In East Allenheads Estates Ltd v CRC (2015) TC04513 the FTT dismissed a claim for Enterprise Investment Scheme (EIS) deferral relief: the company was not a qualifying company at the time of the investment.

  • The taxpayer company owned and operate a grouse shooting moor.
  • The lands were transferred from the personal ownership of the sole director and shareholder, Mr Herrmann, who retained the ownership of Allenheads Hall, a property used to provide luxury accommodation to clients of the business.

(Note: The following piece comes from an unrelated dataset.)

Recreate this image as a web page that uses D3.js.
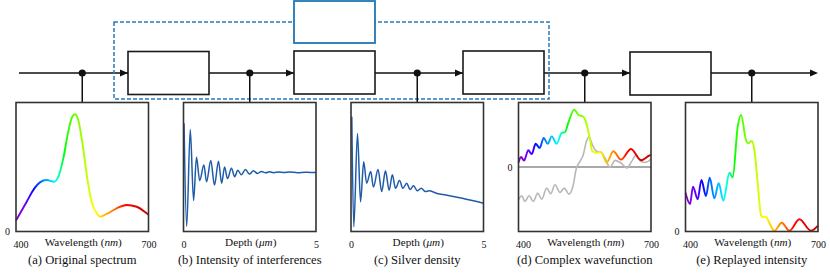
<!DOCTYPE html>
<html><head><meta charset="utf-8">
<script src="https://cdn.jsdelivr.net/npm/d3@7"></script>
<style>body{margin:0;background:#fff} svg{display:block}</style>
</head><body>
<svg id="c" width="830" height="274"></svg>
<script>
// ---------- DATA ----------
// (a) Original spectrum
const spectrumWl  = [400,424.2,439.2,454.3,469.5,486.7,495.8,507.1,518.4,526.1,533.6,541.0,551.0,561.4,571.4,582.7,590.2,605.3,628.0,650.6,673.3,695.9,700];
const spectrumVal = [0.085,0.231,0.322,0.381,0.399,0.386,0.425,0.567,0.774,0.878,0.909,0.864,0.671,0.412,0.231,0.141,0.115,0.136,0.180,0.205,0.192,0.141,0.13];
// (b) Intensity of interferences
const depthB     = [0.02,0.12,0.255,0.38,0.49,0.61,0.77,0.87,1.03,1.17,1.32,1.44,1.55,1.66,1.81,1.93,2.05,2.18,2.34,2.49,2.64,2.79,2.94,3.1,3.25,3.4,3.6,3.8,4.0,4.3,4.6,4.8,5.0];
const intensityB = [0.84,0.04,0.79,0.24,0.575,0.395,0.515,0.385,0.55,0.36,0.545,0.375,0.50,0.41,0.49,0.425,0.475,0.44,0.48,0.445,0.47,0.45,0.465,0.455,0.463,0.456,0.462,0.457,0.461,0.456,0.460,0.457,0.458];
// (c) Silver density
const depthC   = [0.03,0.105,0.245,0.36,0.48,0.59,0.745,0.845,1.02,1.16,1.30,1.44,1.56,1.68,1.83,1.96,2.10,2.23,2.36,2.50,2.65,2.81,2.94,3.25,3.58,4.20,5.0];
const densityC = [0.89,0.037,0.76,0.23,0.54,0.375,0.465,0.345,0.48,0.31,0.47,0.32,0.44,0.335,0.395,0.335,0.375,0.325,0.355,0.315,0.335,0.31,0.315,0.295,0.283,0.257,0.219];
// (d) Complex wavefunction
const wlReal = [400,405.7,412.5,422.2,429.9,438.9,448.0,457.1,466.1,475.2,486.5,497.8,505.3,512.7,526.3,535.4,546.7,554.4,561.9,567.1,577.0,586.8,599.7,614.6,632.1,654.7,677.4,695.5,700];
const realD  = [0.07,0.155,0.10,0.26,0.20,0.36,0.295,0.45,0.36,0.475,0.36,0.53,0.54,0.685,0.89,0.81,0.78,0.66,0.425,0.245,0.22,0.23,0.07,0.245,0.115,0.28,0.105,0.175,0.19];
const wlImag = [400,407.2,414.7,423.8,433.6,443.5,452.5,463.8,472.9,482.6,494,503.7,514.3,524.1,530.2,539.2,546.7,552.8,559.6,567.1,577.0,586.8,595.8,607.2,618.5,632.1,645,656.3,665.3,677.4,688,700];
const imagD  = [-0.51,-0.446,-0.535,-0.446,-0.535,-0.405,-0.50,-0.327,-0.415,-0.275,-0.395,-0.327,-0.42,-0.275,-0.042,0.087,0.19,0.373,0.467,0.347,0.243,0.227,0.14,-0.006,0.103,0.062,-0.016,0.087,0.176,0.087,0.072,0.124];
// (e) Replayed intensity
const wlE  = [400,410.2,417,427.6,436,446.4,454.8,465.4,475.2,485.8,499.4,506.9,518.2,525.7,537.0,542.4,549.9,556.0,563.5,570.9,576.4,582.3,588.4,601.3,617.8,635.2,657.9,684.1,700];
const valE = [0.30,0.213,0.347,0.25,0.40,0.275,0.417,0.257,0.374,0.239,0.456,0.42,0.812,0.903,0.709,0.684,0.702,0.632,0.374,0.128,0.11,0.115,0.076,0.006,0.068,0.006,0.095,0.006,0.045];

const captions = ["(a) Original spectrum","(b) Intensity of interferences","(c) Silver density","(d) Complex wavefunction","(e) Replayed intensity"];
const wlTicks = [400,700];
const depthTicks = [0,5];

// ---------- LAYOUT ----------
const svg = d3.select('#c');
const FONT = '"Liberation Serif","Times New Roman",serif';
const lineY = 73;
const pTop = 102.5, pBot = 231.5, pW = 132.5;
const pLefts = [16,183.5,351,518.5,685.5];
const blocks = [[128,209,51.5,94.5],[294,375,51,94],[463,544,51,94],[630,711,52,95]];
const ink = "#111";

function wlColor(w){
  let r,g,b;
  if(w<440){r=-(w-440)/60;g=0;b=1;}
  else if(w<490){r=0;g=(w-440)/50;b=1;}
  else if(w<510){r=0;g=1;b=-(w-510)/20;}
  else if(w<580){r=(w-510)/70;g=1;b=0;}
  else if(w<645){r=1;g=-(w-645)/65;b=0;}
  else {r=1;g=0;b=0;}
  const f = w<420 ? 0.3+0.7*(w-380)/40 : (w>650 ? 1-0.3*(w-650)/50 : 1);
  const c = v => Math.round(255*Math.pow(Math.max(0,v*f),0.8));
  return `rgb(${c(r)},${c(g)},${c(b)})`;
}

const defs = svg.append('defs');

// ---------- DIAGRAM ----------
svg.append('line').attr('x1',19).attr('x2',812).attr('y1',lineY).attr('y2',lineY)
  .attr('stroke',ink).attr('stroke-width',1.5);

svg.append('rect').attr('x',114).attr('y',22).attr('width',549-114).attr('height',99-22)
  .attr('fill','none').attr('stroke','#2a7ab8').attr('stroke-width',1.5).attr('stroke-dasharray','4,2');

blocks.forEach(b=>{
  svg.append('rect').attr('x',b[0]).attr('y',b[2]).attr('width',b[1]-b[0]).attr('height',b[3]-b[2])
    .attr('fill','#fff').attr('stroke','#1a1a1a').attr('stroke-width',1.6);
});
svg.append('rect').attr('x',294).attr('y',1).attr('width',81).attr('height',42)
  .attr('fill','#fff').attr('stroke','#1f77b4').attr('stroke-width',1.8);

[128,294,463,630,818].forEach(x=>{
  svg.append('path').attr('d',`M${x},${lineY} L${x-8},${lineY-3.6} L${x-8},${lineY+3.6} Z`).attr('fill',ink);
});

// ---------- PANELS ----------
const line = (xs,ys,X,Y)=> d3.line().x((d,i)=>X(xs[i])).y((d,i)=>Y(ys[i])).curve(d3.curveMonotoneX)(xs);

function panel(i){
  const L = pLefts[i], cx = L+pW/2;
  svg.append('line').attr('x1',cx).attr('x2',cx).attr('y1',lineY).attr('y2',pTop)
    .attr('stroke',ink).attr('stroke-width',1.5);
  svg.append('circle').attr('cx',cx).attr('cy',lineY).attr('r',3.6).attr('fill',ink);
  const g = svg.append('g');
  g.append('rect').attr('x',L).attr('y',pTop).attr('width',pW).attr('height',pBot-pTop).attr('fill','#fff');
  return {g,L,cx};
}

function spectralGrad(id,X){
  const gr = defs.append('linearGradient').attr('id',id).attr('gradientUnits','userSpaceOnUse')
    .attr('x1',X(400)).attr('x2',X(700)).attr('y1',0).attr('y2',0);
  d3.range(400,701,5).forEach(w=>{
    gr.append('stop').attr('offset',(w-400)/300).attr('stop-color',wlColor(w));
  });
  return `url(#${id})`;
}

function border(g,L){
  g.append('rect').attr('x',L).attr('y',pTop).attr('width',pW).attr('height',pBot-pTop)
    .attr('fill','none').attr('stroke','#333').attr('stroke-width',1.6);
}

function xAxis(g,X,ticks,title,italic,cx,caption,shift400){
  const ax = g.append('g').attr('transform',`translate(0,${pBot})`)
    .call(d3.axisBottom(X).tickValues(ticks).tickSize(0).tickPadding(9).tickFormat(d3.format('d')));
  ax.attr('font-family',null);
  ax.select('.domain').remove();
  ax.selectAll('text').style('font-family',FONT).attr('font-size',10).attr('fill',ink)
    .attr('dx',(d,i)=> (shift400 && i===0)?4.5:0);
  const t = g.append('text').attr('x',cx+1).attr('y',pBot+14).attr('text-anchor','middle')
    .style('font-family',FONT).attr('font-size',11.2).attr('fill',ink);
  t.append('tspan').text(title+' (');
  t.append('tspan').attr('font-style','italic').text(italic);
  t.append('tspan').text(')');
  g.append('text').attr('x',cx).attr('y',pBot+32.5).attr('text-anchor','middle')
    .style('font-family',FONT).attr('font-size',12.6).attr('fill',ink).text(caption);
}
function yZero(g,Y,L){
  const ax = g.append('g').attr('transform',`translate(${L},0)`)
    .call(d3.axisLeft(Y).tickValues([0]).tickSize(0).tickPadding(6).tickFormat(d3.format('d')));
  ax.attr('font-family',null);
  ax.select('.domain').remove();
  ax.selectAll('text').style('font-family',FONT).attr('font-size',10).attr('fill',ink);
}

// (a)
{
  const {g,L,cx} = panel(0);
  const X = d3.scaleLinear().domain([400,700]).range([L,L+pW]);
  const Y = d3.scaleLinear().domain([0,1]).range([pBot,pTop]);
  g.append('path').attr('d',line(spectrumWl,spectrumVal,X,Y)).attr('fill','none')
    .attr('stroke',spectralGrad('ga',X)).attr('stroke-width',1.9);
  border(g,L);
  xAxis(g,X,wlTicks,'Wavelength','nm',cx,captions[0],true);
  yZero(g,Y,L);
}
// (b)
{
  const {g,L,cx} = panel(1);
  const X = d3.scaleLinear().domain([0,5]).range([L,L+pW]);
  const Y = d3.scaleLinear().domain([0,1]).range([pBot,pTop]);
  g.append('path').attr('d',line(depthB,intensityB,X,Y)).attr('fill','none')
    .attr('stroke','#1f5ca8').attr('stroke-width',1.5);
  border(g,L);
  xAxis(g,X,depthTicks,'Depth','μm',cx,captions[1],false);
}
// (c)
{
  const {g,L,cx} = panel(2);
  const X = d3.scaleLinear().domain([0,5]).range([L,L+pW]);
  const Y = d3.scaleLinear().domain([0,1]).range([pBot,pTop]);
  g.append('path').attr('d',line(depthC,densityC,X,Y)).attr('fill','none')
    .attr('stroke','#1f5ca8').attr('stroke-width',1.5);
  border(g,L);
  xAxis(g,X,depthTicks,'Depth','μm',cx,captions[2],false);
}
// (d)
{
  const {g,L,cx} = panel(3);
  const X = d3.scaleLinear().domain([400,700]).range([L,L+pW]);
  const Y = d3.scaleLinear().domain([-1,1]).range([pBot,pTop]);
  g.append('line').attr('x1',L).attr('x2',L+pW).attr('y1',Y(0)).attr('y2',Y(0))
    .attr('stroke','#555').attr('stroke-width',1.1);
  g.append('path').attr('d',line(wlImag,imagD,X,Y)).attr('fill','none')
    .attr('stroke','#b8b8b8').attr('stroke-width',1.6);
  g.append('path').attr('d',line(wlReal,realD,X,Y)).attr('fill','none')
    .attr('stroke',spectralGrad('gd',X)).attr('stroke-width',1.9);
  border(g,L);
  xAxis(g,X,wlTicks,'Wavelength','nm',cx,captions[3],true);
  yZero(g,Y,L);
}
// (e)
{
  const {g,L,cx} = panel(4);
  const X = d3.scaleLinear().domain([400,700]).range([L,L+pW]);
  const Y = d3.scaleLinear().domain([0,1]).range([pBot,pTop]);
  g.append('path').attr('d',line(wlE,valE,X,Y)).attr('fill','none')
    .attr('stroke',spectralGrad('ge',X)).attr('stroke-width',1.9);
  border(g,L);
  xAxis(g,X,wlTicks,'Wavelength','nm',cx,captions[4],true);
  yZero(g,Y,L);
}
</script>
</body></html>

Mr Herrmann did not live at this property.
  • Mr Herrmann put £6.5million into the company in July 2007, and claimed reinvestment relief.  
  • Most of this money was spent on improvements and luxury antiques and artwork for Allenheads Hall.
  • HMRC denied the claim, and after lengthy argument and counter argument, Mr Herrmann appealed to the First Tier Tribunal, citing amongst other things that the business was aimed at the ‘super-rich’ and the expenditure was therefore necessary to create an appropriate setting.

Decision

The Tribunal dismissed the appeal:

  • The significant expenditure on the Hall conferred a personal benefit on Mr Herrmann, and could not be viewed as forming part of the company’s wider purpose of carrying on a commercial trade. It could not therefore be considered to be solely existing for the purpose of carrying on such a trade.
  • Due to the first finding, it could not be said that the shares had been issued to raise money for a qualifying trade.
  • It would not be possible, given the above, to accept that the money had been employed for a qualifying purpose within the requisite time limit.